Stratigraphic correlations of regional seismic lines to outcrops in the Wajid area and to adjacent wellbore data, in
conjunction with the regional interpretation of gravity and magnetic data, allow the modeling/reconstruction of the complex
multi-phase re-activation history of the Wajid
Graben
. The interpretation of reprocessed 1990 - 2000 vintage and recently
acquired 2D seismic data provide evidence for at least five major structural events: two events prior to 520 ma, a
middle/upper Cambrian event, a base Devonian event, a Carboniferous event, and several tectonic pulses in the Mesozoic
and Cenozoic.
Along strike the
graben
edge changes its character.

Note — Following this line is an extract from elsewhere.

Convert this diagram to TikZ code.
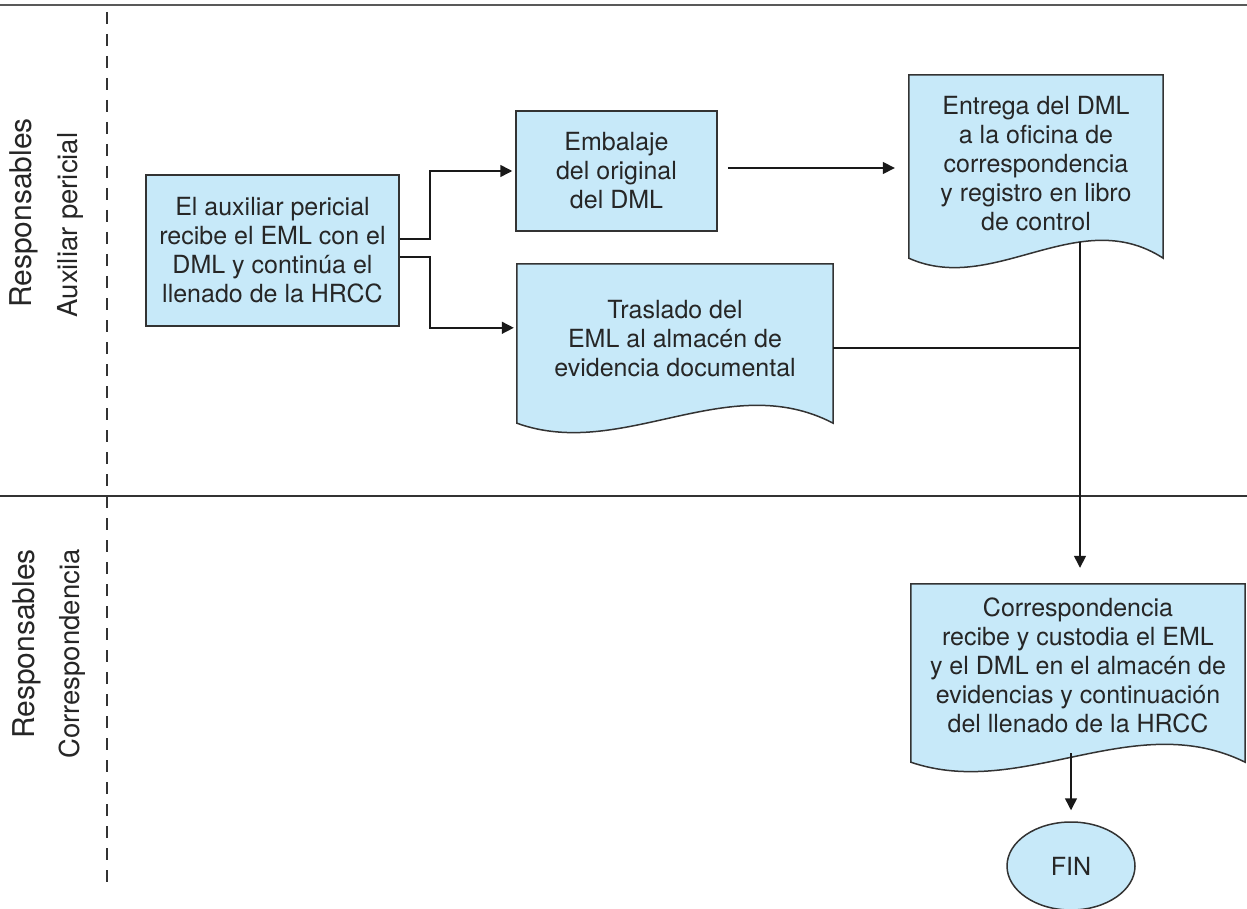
\documentclass[tikz,border=0pt]{standalone}
\usepackage{fontspec}
\setmainfont{TeX Gyre Heros}
\usetikzlibrary{arrows.meta,calc,backgrounds,shapes.geometric}
\definecolor{cajaazul}{RGB}{199,233,249}
\definecolor{borde}{RGB}{51,51,51}
\newcommand{\cajafont}{\fontsize{25}{29}\selectfont}
\tikzset{
 carril/.style={draw=black!65,line width=2pt},
 divisor/.style={draw=black!80,line width=1.2pt,dash pattern=on 12pt off 10pt},
 tarea/.style={rectangle,draw=borde,fill=cajaazul,line width=1.5pt,align=center,inner sep=0,font=\cajafont,text=black!85},
 docu/.style={rectangle,align=center,inner sep=0,font=\cajafont,text=black!85,text depth=#1},
 docu/.default=0pt,
 docborde/.style={draw=borde,fill=cajaazul,line width=1.5pt},
 terminal/.style={ellipse,draw=borde,fill=cajaazul,line width=1.5pt,inner sep=0,font=\cajafont,text=black!85},
 flujo/.style={draw=black!90,line width=1.5pt,-{Triangle[length=12pt,width=12pt]}},
 union/.style={draw=black!90,line width=1.5pt},
 rol/.style={rotate=90,font=\fontsize{30}{34}\selectfont,text=black!85},
 subrol/.style={rotate=90,font=\fontsize{27.5}{32}\selectfont,text=black!85}
}
% contorno de documento con borde ondulado
\newcommand{\docfondo}[1]{%
 \begin{scope}[on background layer]
 \path[docborde] (#1.south west) -- (#1.north west) -- (#1.north east) -- (#1.south east)
  .. controls ($(#1.south east)!1/3!(#1.south west)+(0,-55)$) and ($(#1.south east)!2/3!(#1.south west)+(0,38)$) .. (#1.south west) -- cycle;
 \end{scope}}

\begin{document}
\begin{tikzpicture}[x=1pt,y=-1pt]
\useasboundingbox (0,0) rectangle (1247,909);
% carriles
\draw[carril] (0,5) -- (1247,5);
\draw[carril,draw=black!80,line width=1.5pt] (0,496) -- (1247,496);
\draw[divisor] (107,12) -- (107,888);
\node[rol] (resp1) at (24,213) {Responsables};
\node[subrol] (aux) at (70,225) {Auxiliar pericial};
\node[rol] (resp2) at (27,644) {Responsables};
\node[subrol] (corr) at (72,654) {Correspondencia};
% tareas
\node[tarea,minimum width=253pt,minimum height=151pt] (recibe) at (272.5,250.5)
 {El auxiliar pericial\\recibe el EML con el\\DML y continúa el\\llenado de la HRCC};
\node[tarea,minimum width=201pt,minimum height=120pt] (embalaje) at (616.5,171)
 {Embalaje\\del original\\del DML};
\node[docu=10pt,minimum width=316pt,minimum height=159pt] (traslado) at (675,343.5)
 {Traslado del\\EML al almacén de\\evidencia documental};
\docfondo{traslado}
\node[docu=6pt,minimum width=254pt,minimum height=183pt] (entrega) at (1036,166.5)
 {Entrega del DML\\a la oficina de\\correspondencia\\y registro en libro\\de control};
\docfondo{entrega}
\node[docu=16pt,minimum width=334pt,minimum height=178pt] (corresp) at (1078,673)
 {Correspondencia\\recibe y custodia el EML\\y el DML en el almacén de\\evidencias y continuación\\del llenado de la HRCC};
\docfondo{corresp}
\node[terminal,minimum width=128pt,minimum height=88pt] (fin) at (1071,866) {FIN};
% conectores
\coordinate (salida) at ($(entrega.south)+(44,-16)$);
\coordinate (trasout) at ($(traslado.east)+(0,4.5)$);
\draw[flujo,shorten >=3pt] ($(recibe.east)+(0,-11.5)$) -- ++(30,0) |- (embalaje.west);
\draw[flujo,shorten >=3pt] ($(recibe.east)+(0,6.5)$) -- ++(30,0) |- ($(traslado.north west)+(0,64)$);
\draw[flujo,shorten <=10pt,shorten >=14pt] ($(embalaje.east)+(0,-3)$) -- ($(entrega.west)+(0,1.5)$);
\draw[union] (trasout) -- (trasout -| salida);
\draw[flujo,shorten >=16pt] (salida) -- (salida |- corresp.north);
\draw[flujo,shorten >=11pt] ($(corresp.south)+(-7,-9)$) -- (fin.north);
\end{tikzpicture}
\end{document}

At the Ediacaran to Cambrian stratigraphic level open folds with
shallow dipping detachment-like structures underly the northwestern part. Steep dipping en-echelon faults form the central
part of the half
graben
and in the southeast the Wajid
Graben
ends in an en-echelon arrangement of widely-spaced
northwest trending faults with relay ramps back-stepping to the east.